Like the Arizona Diamondbacks, which handed the Braves its first series loss since May, and the Chicago White Sox, which had a losing record at 41-60, but had pitching potent enough to give the Braves a back-to-back losing series streak. And there’s the Milwaukee Brewers, which the Braves managed to walk away with a 2-3 split, but the eye-catching performance of Sal Frelick nearly single handily giving the Brewers its sole win against the Braves, had many fans wondering if the Home Team has lost the magic it had before the All-Star Game.
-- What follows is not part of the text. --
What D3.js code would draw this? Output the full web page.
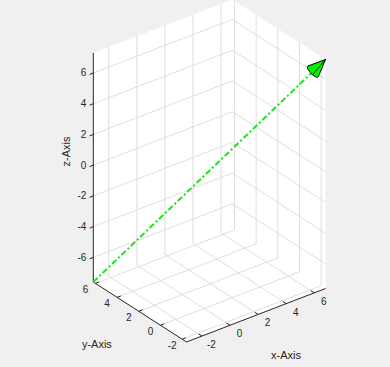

The difference maker in most of these games is pitching. The Braves pitching wasn’t as strong as the teams it opposed in the last few weeks. And the offense wasn’t scoring enough to overcome that deficiency. Add to that defensive errors and miscues in a few games, most recently the sole losing game against Milwaukee, and that led to the somewhat rocky road the Braves had to travel since the break.
That’s the Braves’ recent past. Now here’s their future.
In the closing days of July, the Braves will play the Boston Red Sox, who have a .530 winning percentage (PCT), for two games starting tomorrow, then look out, here comes Frelick and those Brewers again (.550) for another three game series. Splits are likely for both series.
In August, the Braves get these teams in order: Angels (.510 PCT ), Cubs (.485), Pirates (.434), Mets (.465), Yankees (.530), Giants (.535), Mets (again!), Giants (again!), Mets (3rd series this month), Rockies (.394), and Dodgers (.582).
At least on paper (baseball is unpredictable, you know!), the Brewers, Cubs, Giants and especially the Dodgers are the toughest teams the Braves will face in August. The best chances for a Braves sweep are the Pirates, Yankees and Rockies. The Braves could definitely help themselves by winning the two upcoming series against another NL East team, the Mets.
So can the Braves make most of its forthcoming games count when pitching is in question? Aparently Braves General Manager Alex Anthopoulos has been spending some time on that very question, and it didn’t take long after the last game for him to make some decisions.
On Sunday, the Braves aquired right-handed pitcher Yonny Chirinos off waivers from the Tampa Bay Rays, sent right-handed pitcher Michael Soroka to the Braves’ Triple-A Gwinnett club and designated right-handed pitcher Seth Elledge for assignment. Today, they acquired from the Rockies Pierce Johnson to help shore up their bullpen, in a swap for Tanner Gordon and Victor Vodnik. The Braves are also paying the Texas Rangers for the services of left-handed pitcher Taylor Hearn.
These new arms coming to the dugout will replace temporarly departing and/or reassigned pitchers, like Soroka, who did well but not enough to stay on the starter roster. He’s going to Gwinnett to improve his game.
As the last few weeks have taught us, a team can’t live soley on agressive offense, or on great pitching, for that matter. But the front office is doing what it can to keep the team competitve, so at least the Braves can’t be accused of not doing anything when things don’t seem to be jelling. Time will tell if the right decisions were made.
The road to a championship is rough and unsteady path, but the Braves are moving forward, still in the right direction.